Emerald ash borer (EAB) is an insect that bores into the trunks of ash trees, eventually girdling the cambium, the living tissue of the tree. The tree dies, the forest composition changes. Ash, a dominant species in our floodplain forest, vanishes. The panorama above shows a swath of dead trees in the valley along French Creek. The trunk below shows signs of woodpecker damage as the birds try to feed upon the emerald ash borers in a tree that is already doomed.

The landscape today looks like this, below. Dead ash trees dominate. We’ve taken down over 100 trees along our road frontage to keep them from falling in the road; we still have about 100 more to go. In the woods they are left to die, become habitat trees for many species of insects and cavity-nesting birds.

What will replace the ash?
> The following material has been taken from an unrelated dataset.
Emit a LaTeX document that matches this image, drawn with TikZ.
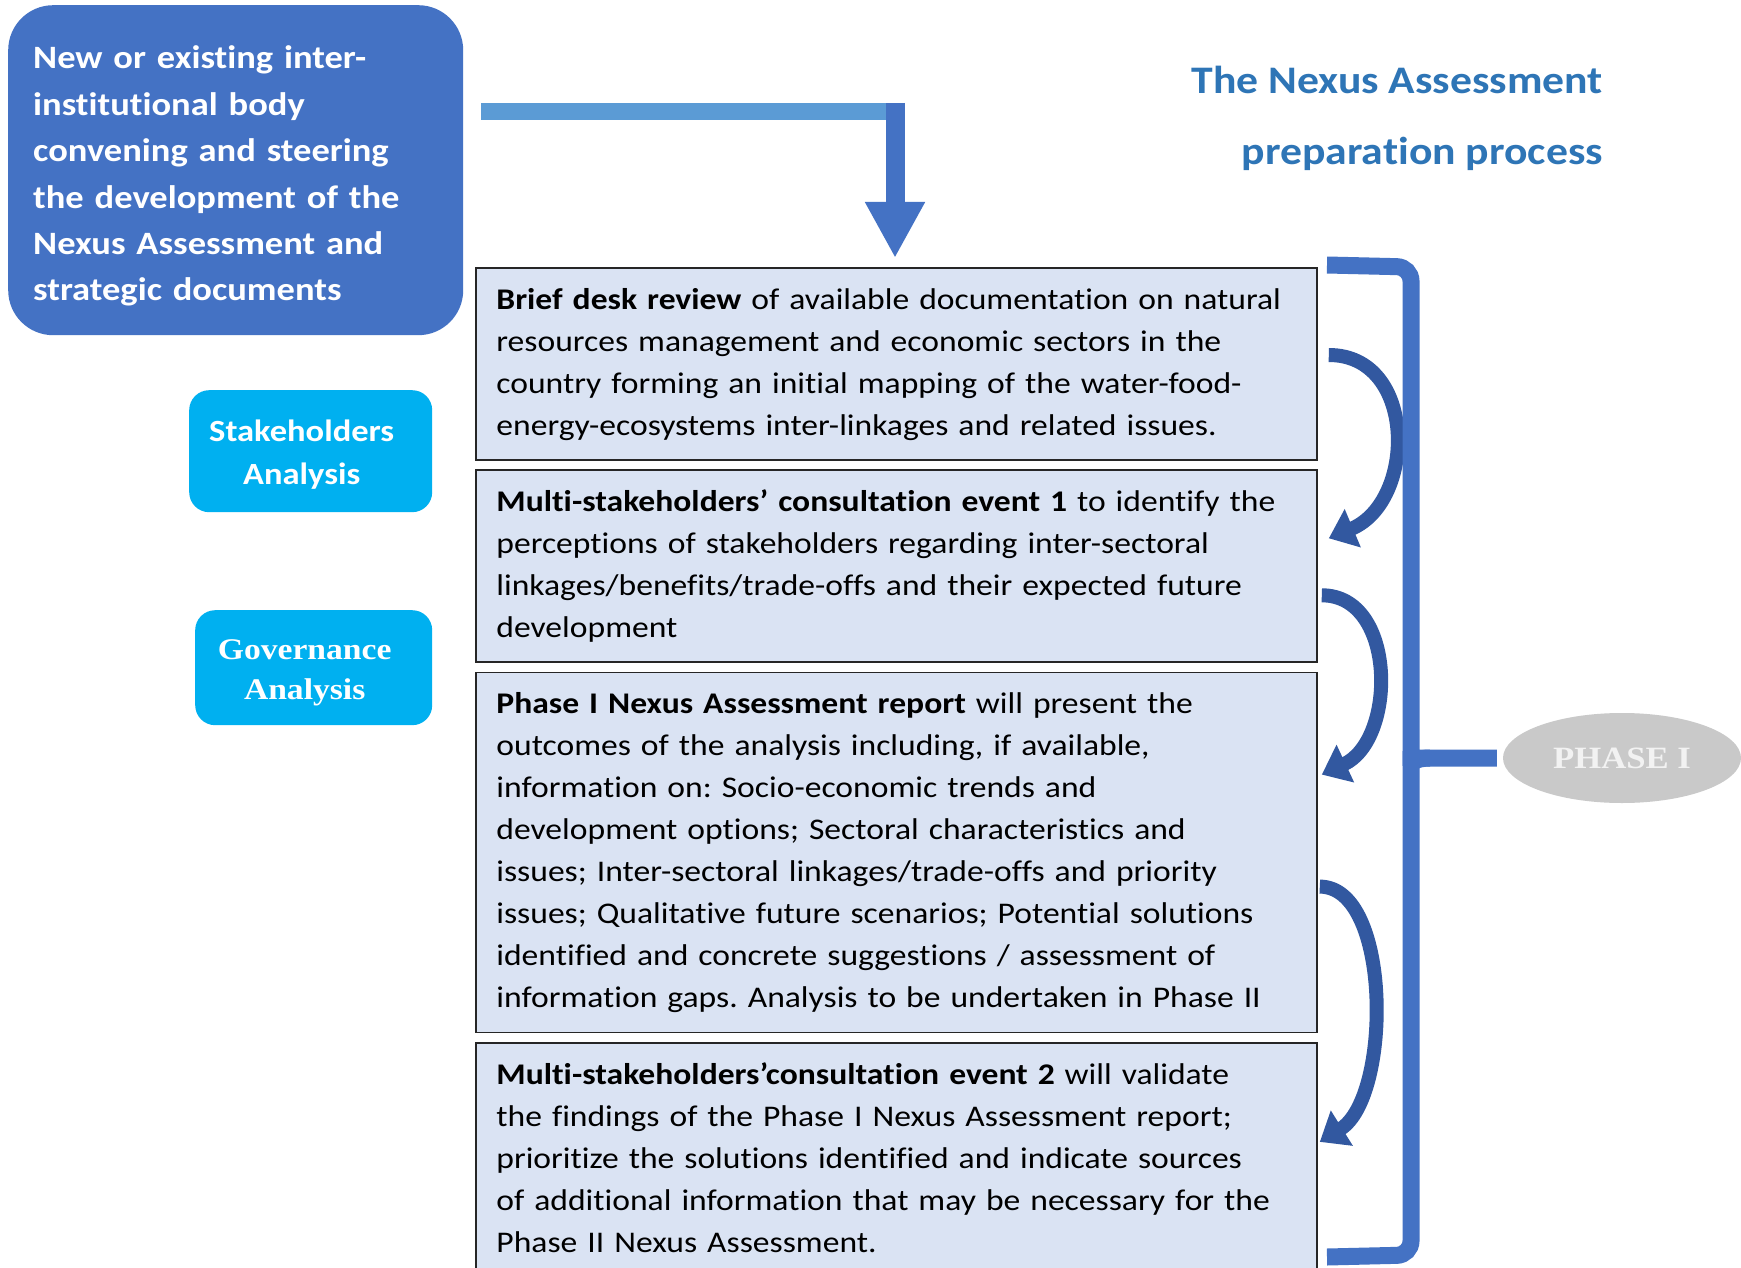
\documentclass[tikz,border=0pt]{standalone}
\usepackage{fontspec}
\setmainfont{Carlito}[FakeStretch=1.12, Ligatures=NoCommon]
\newfontfamily\govfont{Liberation Serif}[FakeStretch=1.12]
\usetikzlibrary{positioning,shapes.geometric,arrows.meta,calc}
\definecolor{instblue}{RGB}{68,114,196}
\definecolor{feedblue}{RGB}{91,155,213}
\definecolor{loopblue}{RGB}{50,88,160}
\definecolor{skyblue}{RGB}{0,176,240}
\definecolor{boxfill}{RGB}{218,227,243}
\definecolor{titleblue}{RGB}{46,117,182}
\definecolor{phasegrey}{RGB}{201,201,201}
\frenchspacing
\begin{document}
\begin{tikzpicture}[x=1pt,y=-1pt]
      \tikzset{instbox/.style={fill=instblue, rounded corners=45pt, text=white, anchor=north west, align=left,
          text width=405pt, inner xsep=25pt, inner ysep=0pt, minimum height=330pt,
          font=\bfseries\fontsize{32.6}{46.4}\selectfont, execute at begin node={\rule{0pt}{43.5pt}}, execute at end node=\strut},
        analysisbox/.style={fill=skyblue, rounded corners=20pt, anchor=north west, inner sep=0pt},
        analysistext/.style={text=white, align=center, inner sep=0pt},
        stepbox/.style={draw=black!85, line width=1.8pt, fill=boxfill, anchor=north west, align=left,
          text width=800pt, inner xsep=20.5pt, inner ysep=12pt,
          font=\fontsize{30}{42}\selectfont, execute at begin node=\strut, execute at end node=\strut},
        titletext/.style={anchor=north east, align=right, inner sep=0pt, text=titleblue,
          font=\bfseries\fontsize{39}{71}\selectfont, execute at begin node=\strut},
        phasenode/.style={ellipse, fill=phasegrey, text={white!95!black}, minimum width=238pt, minimum height=90pt,
          inner sep=0pt, font=\govfont\bfseries\fontsize{31}{36}\selectfont},
        feedline/.style={draw=feedblue, line width=17pt},
        dropline/.style={draw=instblue, line width=19pt, -{Triangle[length=56pt,width=56pt]}, shorten >=9pt},
        loopline/.style={draw=loopblue, line width=14pt, -{Triangle[length=26pt,width=40pt]}},
        bracket/.style={draw=instblue, line width=17pt}}
      \useasboundingbox[fill=white] (0,0) rectangle (1741,1268);
%% Steering body and analyses
      \node[instbox] (inst) at (8,5) {New or existing inter-\\institutional body\\convening and steering\\the development of the\\Nexus Assessment and\\strategic documents};
      \node[analysisbox, minimum width=243pt, minimum height=122pt] (stake) at (189,390) {};
      \node[analysistext, font=\bfseries\fontsize{30.8}{43}\selectfont] (staketext) at ([xshift=-9pt,yshift=-3pt]stake.center) {Stakeholders\\Analysis};
      \node[analysisbox, minimum width=237pt, minimum height=115pt] (gov) at (195,610) {};
      \node[analysistext, font=\govfont\bfseries\fontsize{30}{40}\selectfont] (govtext) at ([xshift=-9pt,yshift=-5pt]gov.center) {Governance\\Analysis};
      \node[titletext] (title) at (1603,66) {The Nexus Assessment\\preparation process};
%% Steps
      \node[stepbox] (b1) at (475,267) {\textbf{Brief desk review} of available documentation on natural\\resources management and economic sectors in the\\country forming an initial mapping of the water-food-\\energy-ecosystems inter-linkages and related issues.};
      \node[stepbox, below=8.5pt of b1] (b2) {\textbf{Multi-stakeholders’ consultation event 1} to identify the\\perceptions of stakeholders regarding inter-sectoral\\linkages/benefits/trade-offs and their expected future\\development};
      \node[stepbox, below=8.5pt of b2] (b3) {\textbf{Phase I Nexus Assessment report} will present the\\outcomes of the analysis including, if available,\\information on: Socio-economic trends and\\development options; Sectoral characteristics and\\issues; Inter-sectoral linkages/trade-offs and priority\\issues; Qualitative future scenarios; Potential solutions\\identified and concrete suggestions / assessment of\\information gaps. Analysis to be undertaken in Phase II};
      \node[stepbox, below=8.5pt of b3] (b4) {\textbf{Multi-stakeholders’consultation event 2} will validate\\the findings of the Phase I Nexus Assessment report;\\prioritize the solutions identified and indicate sources\\of additional information that may be necessary for the\\Phase II Nexus Assessment.};
      \node[phasenode] (phase) at (1622,758) {PHASE I};
%% Arrows
      \coordinate (feedstart) at (481,112);
      \coordinate (turn) at (895,112);
      \draw[feedline] (feedstart) -- (turn);
      \draw[dropline] ([yshift=9pt]turn) -- (turn |- b1.north);
      \draw[loopline] ($(b1.north east)+(11,88)$) .. controls +(88,0) and +(88,-37) .. ($(b2.north east)+(11,69)$);
      \draw[loopline] ($(b2.north east)+(4,126)$) .. controls +(75,0) and +(75,-35) .. ($(b3.north east)+(4,103)$);
      \draw[loopline] ($(b3.north east)+(2,215)$) .. controls +(72,0) and +(72,-45) .. ($(b4.north east)+(2,100)$);
%% Bracket
      \draw[bracket, rounded corners=14pt, shorten >=6pt] (1327,265) -- (1411,267) -- (1411,740) .. controls (1411,752) and (1415,758) .. (1430,758) -- (phase.west);
      \draw[bracket, rounded corners=14pt] (1327,1257) -- (1411,1255) -- (1411,776) .. controls (1411,764) and (1415,758) .. (1430,758);
\end{tikzpicture}
\end{document}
In the short term, probably red maple (Acer rubrum). (Maple—sugar, otherwise known as rock maple—is already replacing ash for baseball bats.) But red maple is already very common in our floodplain woods so I worry that there will someday be a pest that decimates this host. Any monoculture is vulnerable. What then? What will be left to grow—boxelder, mulberry, and multiflora rose? What resources are there to encourage the forest we would like to see in the future? We’re currently managing invasive plants and deer over-browsing and doing a little replanting—will that be enough?